Selecionar algumas salsas para os alunos escutarem. O ideal é que o professor selecione salsas produzidas em diversas regiões da América, como Porto Rico, Cuba, Colômbia e Estados Unidos. Indico Machito's Afro-Cuban Orquestra, Compay Segundo, Son de Cali, Tito Rodriguez, Joe Arroyo e Tito Puente (alguns exemplos nos links indicados), mas o professor deve se sentir livre para selecionar bandas, compositores, cantores e músicas de seu próprio gosto. Durante a troca de músicas, o professor pode ressaltar que aquelas salsas não foram produzidas em apenas um local, mas, sim, em vários países diferentes da América.

Atividade oral envolvendo a classe (perguntas/respostas/debate)

15 min

A aula pode ser muito enriquecida se o professor conseguir apresentar alguns dos instrumentos utilizados para se tocar salsa. Como é extremamente difícil que algum professor tenha vários instrumentos e ainda saiba manejá-los, selecionei alguns links que podem ajudar na apresentação. Como na atividade anterior, o professor pode apresentar os instrumentos de sua preferência, mas eu sugiro o güiro, a clave e as maracas, que servem perfeitamente como exemplo da união de tradições das músicas africanas com os povos indígenas. Indico também instrumentos de sopro e corda, como o tres cubano, o saxofone, o baixo e o trompete, como exemplos da influência europeia. O professor pode, então, repetir algumas das salsas e pedir para que os estudantes encontrem aqueles instrumentos nas músicas.

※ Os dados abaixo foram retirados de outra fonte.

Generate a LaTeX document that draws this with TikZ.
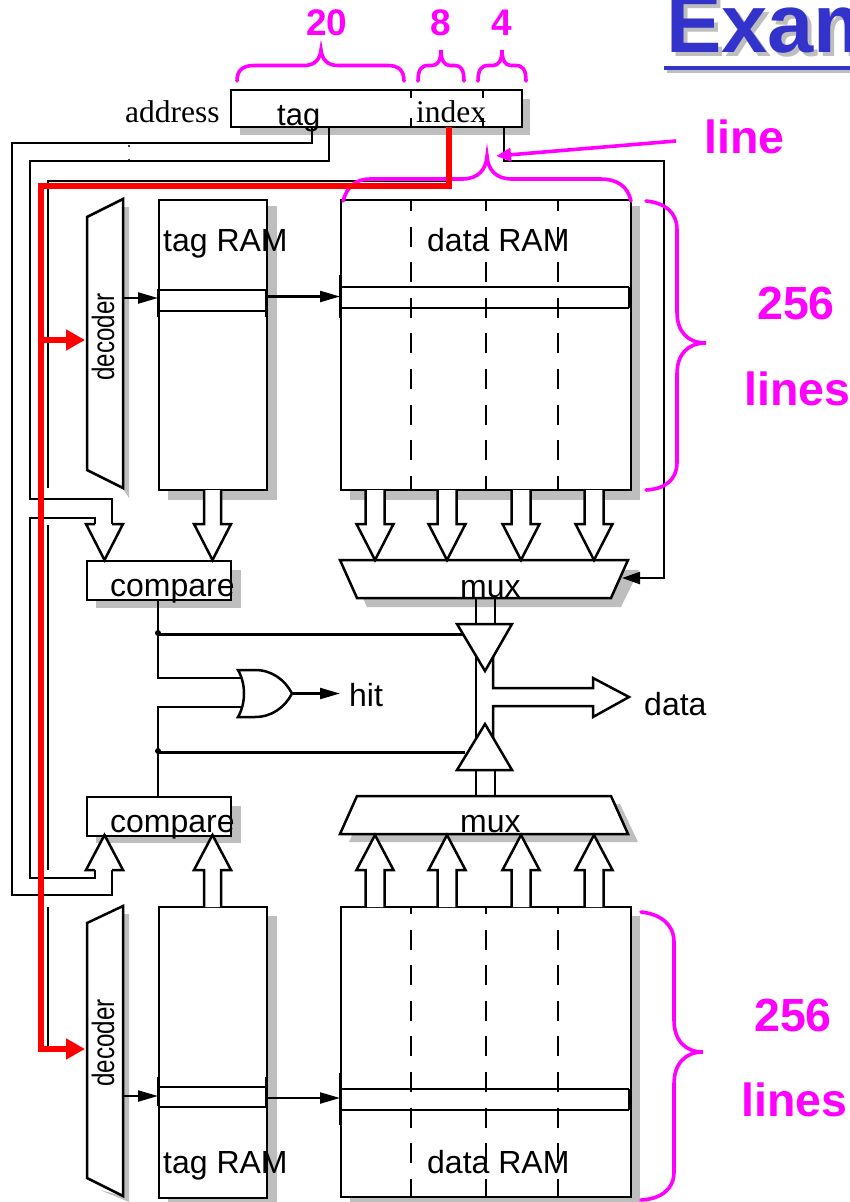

Outro tipo de atividade em sala de aula (expressão corporal: dramatização, "peças de teatro", musicalização, danças)

25 min

O professor ou um dançarino convidado pode, então, ensinar alguns passos de salsa para os estudantes. Recomendo o passo básico, um movimento simples de abertura (um abre e junta) e um giro (o broken right). Durante a execução dos passos, o professor pode enfatizar como alguns movimentos (como o abre e junta) têm forte origem das danças africanas, completamente voltado para o solo, e outros (como o broken right), mais rápidos e com deslize dos pés no chão, estão muito mais ligados aos salões de salsa nova-iorquinos.

Vídeo/Música/Imagem

20 min

Sugiro que o professor, então, mostre vídeos de diversos estilos de salsa: a salsa colombiana, a cubana, a porto-riquenha, a nova-iorquina e a de Los Angeles. Durante a apresentação dos vídeos o professor deve mostrar como, mesmo sendo estilos de dança diferentes, dançados em regiões diferentes da América, todas essas formas de dançar encontram elementos correlatos. Além disso é possível, durante os vídeos, pedir para que os estudantes encontrem elementos das tradições indígenas, africanas e europeias, seja na música, seja em elementos da dança.

Atividade a ser realizada em casa pelos alunos (lição de casa)

15 min

O professor pode explicar o significado de sincretismo e, novamente, ressaltar a existência dele nos instrumentos, músicas e danças observados. Como lição de casa, vale pedir para que cada estudante selecione ao menos uma música brasileira ou um vídeo de dança em que seja possível observar algum sincretismo entre, pelo menos, duas culturas. Após a seleção, o aluno deve escrever um texto explicando sua escolha e entregá-lo em uma semana. Os alunos que estiverem dispostos, na semana seguinte, também podem ser convidados a apresentar a lição para os colegas.


Referências

CAMACHO, Isabel Llano. “Inmigración y música latina em Barcelona: el papel de la música y el baile em processos de reafirmación e hibridación cultural”. Revista Sociedad y Economía. Número 15. Cali: Universidad del Valle, 2008. pp. 11-36.

LASIERRA, Iñigo Abbad y. Historia geográfica, civil y natural de la islã de San Juan Bautista de Puerto-Rico. Washington: Library of Congress, 1827.

LE GOFF, Jacques. A civilização do Ocidente Medieval. Rio de Janeiro: Vozes, 2016.

PRADO, Maria Lígia Coelho. “O Brasil e a distante América do Sul”. Revista de História. Número 145. São Paulo: USP, 2001. pp. 127-149.

VERGARA, Malucha Subiabre. “‘Los salseros tienen fiesta’: salsa, baile y escucha musical em Santiago de Chile a fines de los ochenta”. Resonancias. Número 32. Santiago: PUC de Chile, 2013. pp. 47-64.

VOLPI, Jorge. A insônia de Bolívar. Quatro considerações intempestivas sobre a América Latina no século XXI. México: Debols!llo, 2010. (Tradução do primeiro capítulo disponível em https://prova.olimpiadadehistoria.com.br/media/transfer/doc/5aa5445aa31256.08082586.pdf)

VOLPI, Jorge. El insomnio de Bolívar. Cuatro considerações intempestivas sobre América en al siglo XXI. Barcelona: Debols!llo, 2009.